REQUIRED TASK. Repeat the listing word for word. No pictures belong in the copy.

INFORMATION PROVIDED.

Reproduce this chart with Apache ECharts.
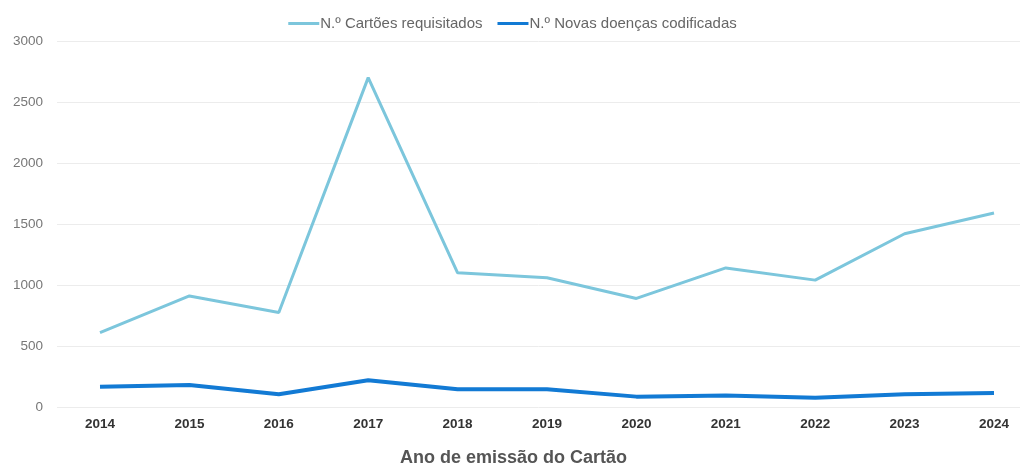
<!DOCTYPE html>
<html>
<head>
<meta charset="utf-8">
<script src="https://cdn.jsdelivr.net/npm/echarts@6/dist/echarts.min.js"></script>
<style>
  html, body { margin: 0; padding: 0; background: #ffffff; }
  #chart { width: 1025px; height: 464px; }
</style>
</head>
<body>
<div id="chart"></div>
<script>
// Years of card issue
const years = ['2014', '2015', '2016', '2017', '2018', '2019', '2020', '2021', '2022', '2023', '2024'];
// Cards requested per year
const cartoesRequisitados = [610, 910, 775, 2700, 1100, 1060, 890, 1140, 1040, 1420, 1590];
// Newly coded diseases per year
const novasDoencas = [165, 180, 105, 220, 145, 145, 85, 95, 75, 105, 115];
// Value axis range
const yMin = 0, yMax = 3000, yStep = 500;

const font = '"Liberation Sans", Arial, sans-serif';
const chart = echarts.init(document.getElementById('chart'));

chart.setOption({
  backgroundColor: '#ffffff',
  textStyle: { fontFamily: font },
  title: {
    text: 'Ano de emissão do Cartão',
    left: 395,
    bottom: -8,
    textStyle: { color: '#555555', fontSize: 18, fontWeight: 'bold', fontFamily: font }
  },
  legend: {
    top: 11,
    left: 'center',
    itemWidth: 31,
    itemHeight: 3,
    itemGap: 15,
    icon: 'rect',
    textStyle: { color: '#666666', fontSize: 15, fontFamily: font, padding: [0, 0, 0, -4] },
    data: ['N.º Cartões requisitados', 'N.º Novas doenças codificadas']
  },
  grid: [
    // wide grid: value labels and split lines
    { left: 57, right: 5, top: 41, bottom: 57, outerBoundsMode: 'none', containLabel: false },
    // plotting grid: first and last year at its edges
    { left: 100, right: 31, top: 41, bottom: 57, outerBoundsMode: 'none', containLabel: false }
  ],
  xAxis: [
    { gridIndex: 0, type: 'category', data: years, show: false },
    {
      gridIndex: 1,
      type: 'category',
      data: years,
      boundaryGap: false,
      axisLine: { show: false },
      axisTick: { show: false },
      axisLabel: { color: '#333333', fontSize: 13.5, fontWeight: 'bold', margin: 10, fontFamily: font }
    }
  ],
  yAxis: [
    {
      gridIndex: 0,
      type: 'value',
      min: yMin, max: yMax, interval: yStep,
      axisLine: { show: false },
      axisTick: { show: false },
      axisLabel: {
        color: '#777777', fontSize: 13.5, margin: 14, fontFamily: font,
        formatter: v => String(v)
      },
      splitLine: { lineStyle: { color: '#ececec', width: 1 } }
    },
    {
      gridIndex: 1,
      type: 'value',
      min: yMin, max: yMax, interval: yStep,
      show: false,
      splitLine: { show: false }
    }
  ],
  series: [
    {
      name: 'N.º Cartões requisitados',
      type: 'line',
      xAxisIndex: 1,
      yAxisIndex: 1,
      data: cartoesRequisitados,
      showSymbol: false,
      symbol: 'none',
      color: '#7cc6dc',
      lineStyle: { width: 3, color: '#7cc6dc' }
    },
    {
      name: 'N.º Novas doenças codificadas',
      type: 'line',
      xAxisIndex: 1,
      yAxisIndex: 1,
      data: novasDoencas,
      showSymbol: false,
      symbol: 'none',
      color: '#127ad4',
      lineStyle: { width: 4, color: '#127ad4' }
    }
  ]
});
</script>
</body>
</html>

PROBLEM SOLUTION.
Reproduce this chart with Apache ECharts.
<!DOCTYPE html>
<html>
<head>
<meta charset="utf-8">
<script src="https://cdn.jsdelivr.net/npm/echarts@6/dist/echarts.min.js"></script>
<style>
  html, body { margin: 0; padding: 0; background: #ffffff; }
  #chart { width: 1025px; height: 464px; }
</style>
</head>
<body>
<div id="chart"></div>
<script>
// Years of card issue
const years = ['2014', '2015', '2016', '2017', '2018', '2019', '2020', '2021', '2022', '2023', '2024'];
// Cards requested per year
const cartoesRequisitados = [610, 910, 775, 2700, 1100, 1060, 890, 1140, 1040, 1420, 1590];
// Newly coded diseases per year
const novasDoencas = [165, 180, 105, 220, 145, 145, 85, 95, 75, 105, 115];
// Value axis range
const yMin = 0, yMax = 3000, yStep = 500;

const font = '"Liberation Sans", Arial, sans-serif';
const chart = echarts.init(document.getElementById('chart'));

chart.setOption({
  backgroundColor: '#ffffff',
  textStyle: { fontFamily: font },
  title: {
    text: 'Ano de emissão do Cartão',
    left: 395,
    bottom: -8,
    textStyle: { color: '#555555', fontSize: 18, fontWeight: 'bold', fontFamily: font }
  },
  legend: {
    top: 11,
    left: 'center',
    itemWidth: 31,
    itemHeight: 3,
    itemGap: 15,
    icon: 'rect',
    textStyle: { color: '#666666', fontSize: 15, fontFamily: font, padding: [0, 0, 0, -4] },
    data: ['N.º Cartões requisitados', 'N.º Novas doenças codificadas']
  },
  grid: [
    // wide grid: value labels and split lines
    { left: 57, right: 5, top: 41, bottom: 57, outerBoundsMode: 'none', containLabel: false },
    // plotting grid: first and last year at its edges
    { left: 100, right: 31, top: 41, bottom: 57, outerBoundsMode: 'none', containLabel: false }
  ],
  xAxis: [
    { gridIndex: 0, type: 'category', data: years, show: false },
    {
      gridIndex: 1,
      type: 'category',
      data: years,
      boundaryGap: false,
      axisLine: { show: false },
      axisTick: { show: false },
      axisLabel: { color: '#333333', fontSize: 13.5, fontWeight: 'bold', margin: 10, fontFamily: font }
    }
  ],
  yAxis: [
    {
      gridIndex: 0,
      type: 'value',
      min: yMin, max: yMax, interval: yStep,
      axisLine: { show: false },
      axisTick: { show: false },
      axisLabel: {
        color: '#777777', fontSize: 13.5, margin: 14, fontFamily: font,
        formatter: v => String(v)
      },
      splitLine: { lineStyle: { color: '#ececec', width: 1 } }
    },
    {
      gridIndex: 1,
      type: 'value',
      min: yMin, max: yMax, interval: yStep,
      show: false,
      splitLine: { show: false }
    }
  ],
  series: [
    {
      name: 'N.º Cartões requisitados',
      type: 'line',
      xAxisIndex: 1,
      yAxisIndex: 1,
      data: cartoesRequisitados,
      showSymbol: false,
      symbol: 'none',
      color: '#7cc6dc',
      lineStyle: { width: 3, color: '#7cc6dc' }
    },
    {
      name: 'N.º Novas doenças codificadas',
      type: 'line',
      xAxisIndex: 1,
      yAxisIndex: 1,
      data: novasDoencas,
      showSymbol: false,
      symbol: 'none',
      color: '#127ad4',
      lineStyle: { width: 4, color: '#127ad4' }
    }
  ]
});
</script>
</body>
</html>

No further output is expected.